Soothed by the contemplation of my own brilliance, I finally slept. Friday morning I was ready to resume work, thinking "Let's get this done so that I can get the St Anselm piece written. But if things aren't working by 11:30, I'll have to stop because there's that too long neglected little bit of unpleasant personal business to take care of this afternoon."

Half an hour later, the new PC was refusing to boot completely. Bugger, bugger, bugger, bugger! No point cursing the situation; it was time to swallow the little pride I had left and go to the fallback position: put the hard-drive back in the old box.

Once that was done, in went the connections for the monitor, keyboard and mouse and I hit the power switch, confident that within a few minutes I would have a working PC again. OK, so it was the one I wanted to replace but half a loaf is better than no bread or something. Boot, boot, boot, here's GRUB so hit the enter key to bring up Fedora Core 2. Beautiful. And here's the Award BIOS again because the Linux kernel just crashed. Boot, boot, boot and let's go round again a couple more times just to confirm that things are utterly and irredeemably stuffed.

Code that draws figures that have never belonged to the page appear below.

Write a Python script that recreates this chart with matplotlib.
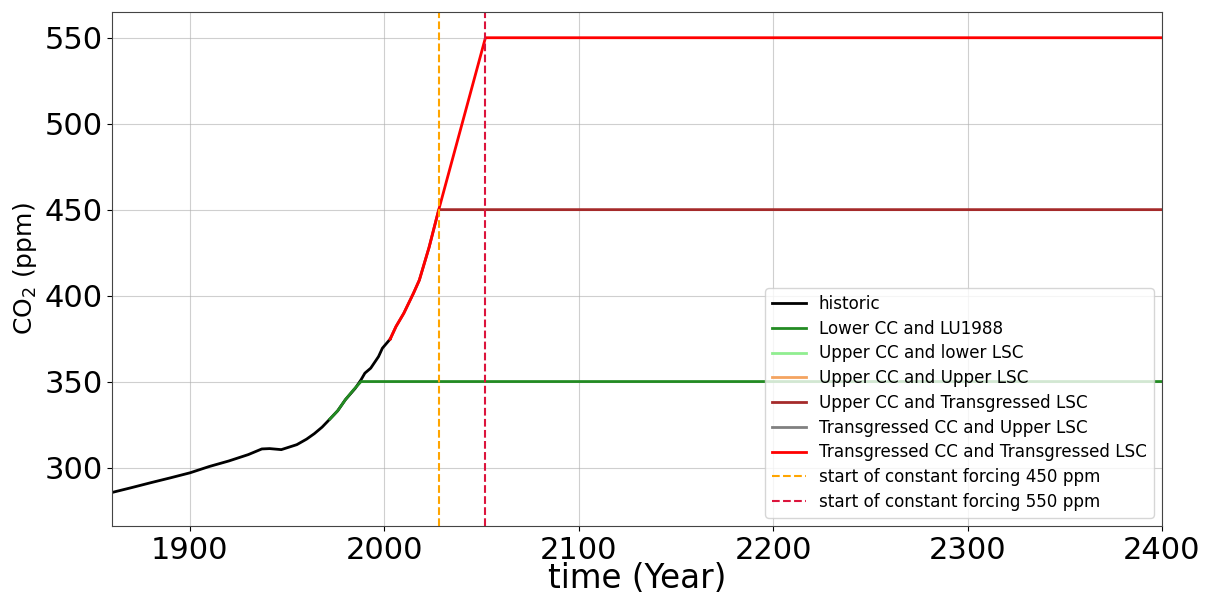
import matplotlib.pyplot as plt

# historic CO2 (ppm)
hist_years = [1860, 1870, 1880, 1890, 1900, 1910, 1920, 1930, 1937, 1941, 1947,
              1955, 1960, 1964, 1968, 1972, 1976, 1980, 1985, 1988, 1990, 1993,
              1997, 1999, 2003]
hist_co2 = [285.5, 288.3, 291.2, 294.0, 296.9, 300.6, 303.8, 307.5, 310.8, 311.0,
            310.4, 313.3, 316.5, 319.7, 323.5, 328.2, 333.0, 339.5, 346.0, 351.0,
            354.9, 357.8, 364.5, 369.4, 374.7]

# Lower CC and LU1988
low_years = [1972, 1976, 1980, 1984, 1988, 2400]
low_co2 = [328.2, 333.0, 339.5, 345.0, 350.0, 350.0]

# Upper CC and Transgressed LSC
utl_years = [2003, 2006, 2010, 2015, 2018, 2023, 2028, 2400]
utl_co2 = [374.7, 382.0, 389.7, 401.4, 409.0, 428.0, 450.0, 450.0]

# Transgressed CC and Transgressed LSC
ttl_years = [2003, 2006, 2010, 2015, 2018, 2023, 2028, 2052, 2400]
ttl_co2 = [374.7, 382.0, 389.7, 401.4, 409.0, 428.0, 450.0, 550.0, 550.0]

start_450 = 2028
start_550 = 2052

fig, ax = plt.subplots(figsize=(12.06, 5.97), dpi=100)
fig.subplots_adjust(left=0.093, right=0.9635, top=0.98, bottom=0.119)

ax.plot(hist_years, hist_co2, color='black', lw=2, label='historic')
ax.plot(low_years, low_co2, color='forestgreen', lw=2, label='Lower CC and LU1988')
ax.plot([], [], color='lightgreen', lw=2, label='Upper CC and lower LSC')
ax.plot([], [], color='sandybrown', lw=2, label='Upper CC and Upper LSC')
ax.plot(utl_years, utl_co2, color='brown', lw=2, label='Upper CC and Transgressed LSC')
ax.plot([], [], color='gray', lw=2, label='Transgressed CC and Upper LSC')
ax.plot(ttl_years, ttl_co2, color='red', lw=2, label='Transgressed CC and Transgressed LSC')
ax.axvline(start_450, color='orange', ls='--', lw=1.5, label='start of constant forcing 450 ppm')
ax.axvline(start_550, color='crimson', ls='--', lw=1.5, label='start of constant forcing 550 ppm')

ax.set_xlim(1860, 2400)
ax.set_ylim(266, 565)
ax.set_yticks([300, 350, 400, 450, 500, 550])
ax.tick_params(labelsize=22)
ax.set_xlabel('time (Year)', fontsize=23.5, labelpad=-2)
ax.set_ylabel('CO$_2$ (ppm)', fontsize=18)
ax.grid(True, alpha=0.6)
for s in ax.spines.values():
    s.set_color('#444444')
ax.legend(loc='lower right', fontsize=12.1, labelspacing=0.4)

plt.savefig('out.png')
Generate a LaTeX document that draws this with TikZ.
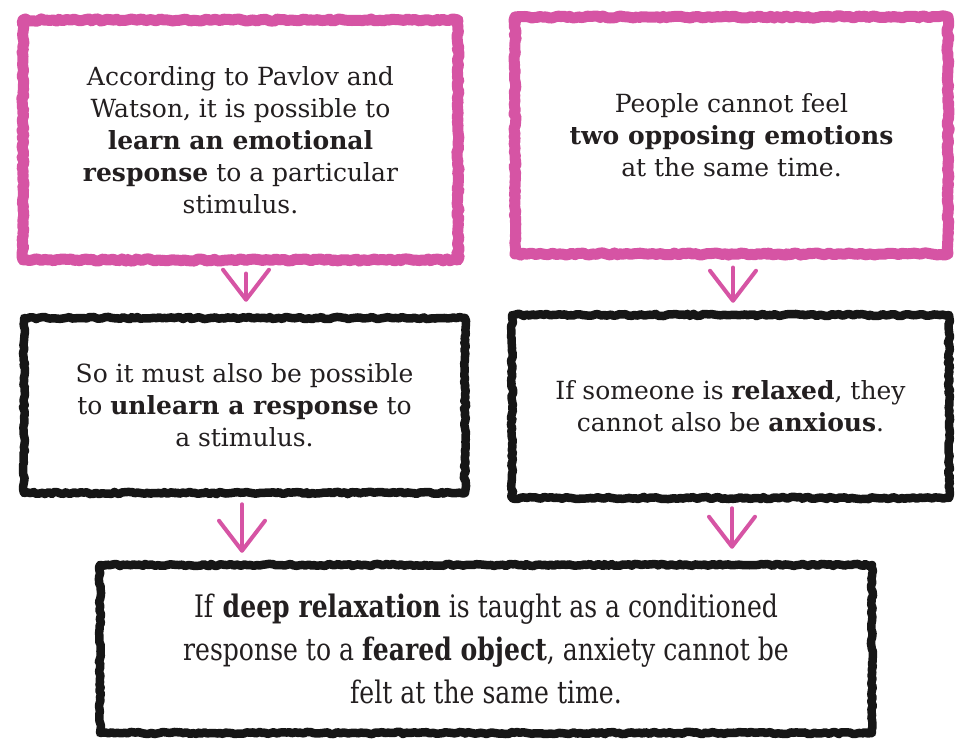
\documentclass[tikz,border=0pt]{standalone}
\usepackage{fontspec}
\setmainfont{DejaVu Serif}
\newfontfamily\condfont[FakeStretch=0.81]{DejaVu Serif}
\usetikzlibrary{arrows.meta,calc,decorations.pathmorphing}
\definecolor{pinkline}{RGB}{214,84,164}
\definecolor{inkline}{RGB}{22,22,22}
\definecolor{txt}{RGB}{35,31,32}
\tikzset{
  roughbox/.style={draw, rectangle, inner sep=0pt, align=center, text=txt,
    line join=round, decorate,
    decoration={random steps, segment length=3pt, amplitude=1.1pt}},
  pinkbox/.style={roughbox, draw=pinkline, line width=11pt},
  blackbox/.style={roughbox, draw=inkline, line width=8.5pt},
  toptext/.style={font=\fontsize{25}{32}\selectfont},
  bottext/.style={font=\condfont\fontsize{31}{43}\selectfont},
  arr/.style={draw=pinkline, line width=4pt, line cap=round,
    -{Straight Barb[length=30pt, width=46pt, line width=4pt, round]}}
}
\begin{document}
\begin{tikzpicture}[x=1pt,y=-1pt]
\pgfmathsetseed{7}
\useasboundingbox[fill=white] (0,0) rectangle (959,741);
\node[pinkbox, toptext, minimum width=435pt, minimum height=240pt] (p1) at (240.5,140)
  {According to Pavlov and\\ Watson, it is possible to\\ \textbf{learn an emotional}\\ \textbf{response} to a particular\\ stimulus.};
\node[pinkbox, toptext, minimum width=433pt, minimum height=237pt] (p2) at (731.5,135.5)
  {People cannot feel\\ \textbf{two opposing emotions}\\ at the same time.};
\node[blackbox, toptext, minimum width=441pt, minimum height=175pt] (b1) at (244.5,405.5)
  {So it must also be possible\\ to \textbf{unlearn a response} to\\ a stimulus.};
\node[blackbox, toptext, minimum width=437pt, minimum height=183pt] (b2) at (730.5,406.5)
  {If someone is \textbf{relaxed}, they\\ cannot also be \textbf{anxious}.};
\node[blackbox, bottext, minimum width=772pt, minimum height=168pt] (b3) at (486,649)
  {If \textbf{deep relaxation} is taught as a conditioned\\ response to a \textbf{feared object}, anxiety cannot be\\ felt at the same time.};
\draw[arr] ($(p1.south)+(5.5,8)$) -- ($(b1.north)+(1.5,-12)$);
\draw[arr] ($(p2.south)+(1.5,8)$) -- ($(b2.north)+(2.5,-8)$);
\draw[arr] ($(b1.south)+(-2.5,7)$) -- ($(b3.north)+(-244,-8)$);
\draw[arr] ($(b2.south)+(1.5,6)$) -- ($(b3.north)+(246,-12)$);
\end{tikzpicture}
\end{document}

So, things looked irredeemably stuffed, eh? Why not try booting from the installation CDs, I thought. We'll get that St Anselm piece written yet. I changed the BIOS settings, fed the installation CD into the machine and away we went; whatever was wrong, it was on the hard-drive. As soon as I figured out what it was, I could fix it. But right now I'd reached the time limit of 11:30 am, so figuring it out and fixing it would have to wait until later.

It's looking a lot like cut-to-the-chase time; obviously I now have a working PC again, or you wouldn't be reading this. The too long neglected bit of personal business got done and I actually got a couple of amusing moments out of it. And sometime in the next couple of days I may feel up to taking a look at the new PC to see whether it's true that, with a little help from St Anselm and the single mothers, it's been turned into a box o' junk.